Culture and intelligence, artificial or otherwise, are ultimately about making meaning, a process that is inherently dynamic, contradictory and collective. This undermines the authoritarian impulse towards static purity. This means that interpretative entities, such as universities, courts, and digital information platforms, are not merely tools of domination and control, but also key terrains of struggle. Zohran Mamdani’s successful campaign shows that a radical vision can be combined with practical policies and communicated in an accessible, engaging way that can appeal to TikTok audiences. Similarly, the ICC and ICJ rulings against Israel suggest the possibility of wresting the universalist claim of an international order based on coercion against itself, rather than dismissing the law as mere imperial hypocrisy or the sanctification of power. These rulings do not redeem the courts, but they do signal that, beyond insurgency, the complexities and contradictions of the architecture of power create potential for counter-hegemonic actions.

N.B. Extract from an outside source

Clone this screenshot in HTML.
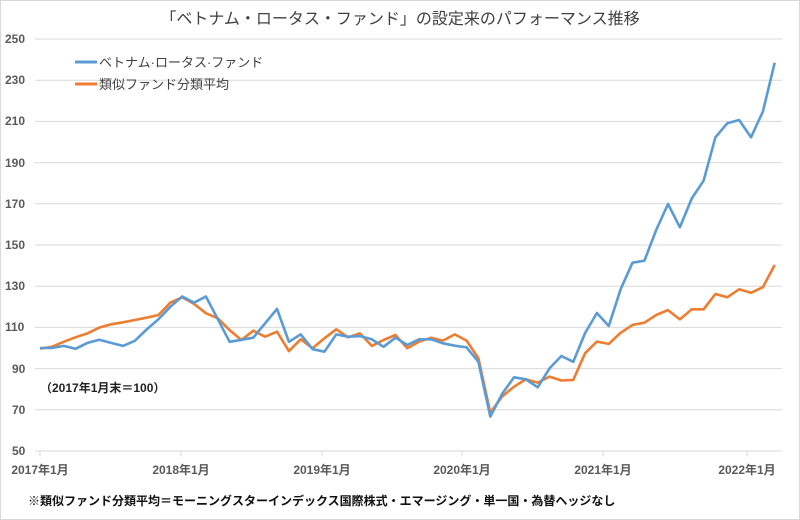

When it comes to countering the rise of authoritarianism, explicitly political acts concerning the machinery of the state (including resistance against it) are insufficient. Without strategies for fostering a sense of belonging, developing alternative social technologies and consolidating institutions, there is a risk of reducing the struggle to reactive and defensive gestures that, fundamentally, reproduce the logic and forms of oppression with a different set of moral panics, abstract dogmas and opportunistic agendas under the guise of virtue. Decaying public institutions cannot simply be allowed to die at the hands of soulless managers and despotic masters; however, they cannot be defended without undergoing democratising transformations that render them fit to serve as infrastructures of collective values. As authoritarian states and tech monopolies seek to circumvent thought and automate desire, the task is not merely to critique, but also to establish spaces for care and collaboration. This is not wishful thinking: the fact that global computing runs on Linux demonstrates the practical power of cooperation. The most secure messaging app, Signal, redefines communication and security when the logic of profit is abandoned. Similarly, Wikipedia is a treasure trove of knowledge, driven by volunteers, offering an alternative model of authorship and editorship for academics and journalists. These projects are not utopian frivolities; they are the necessary conditions for a future in which culture, truth and freedom remain possible.

While there is no clear boundary between culture and politics, confusing the two undermines both. While artists, scholars and journalists can certainly be organisers and campaigners, each domain has different — and sometimes conflicting — goals, methods, requirements and timeframes. As in Brown’s discussion of the Weberian defence of academia, fortifying the institutions of meaning against the looming AI-powered cultural revolution paradoxically entails a modification of their promise. The same is true of realising their potential in any emancipatory political struggle. In the age of hyper-politicisation, the clear, assertive and polarising statements that are necessary for political interventions leave limited room for the ambiguity, fragility and affinity that could be fostered through knowledge and the arts. Radical proclamations could be more modest while working towards the institutional reconstruction and reorientation of bodies of knowledge and culture that embed practices of cooperation into their economies. As algorithmic bombardment with brainrot and AI slop disintegrate the common sense, it is imperative to expand the commons of sense.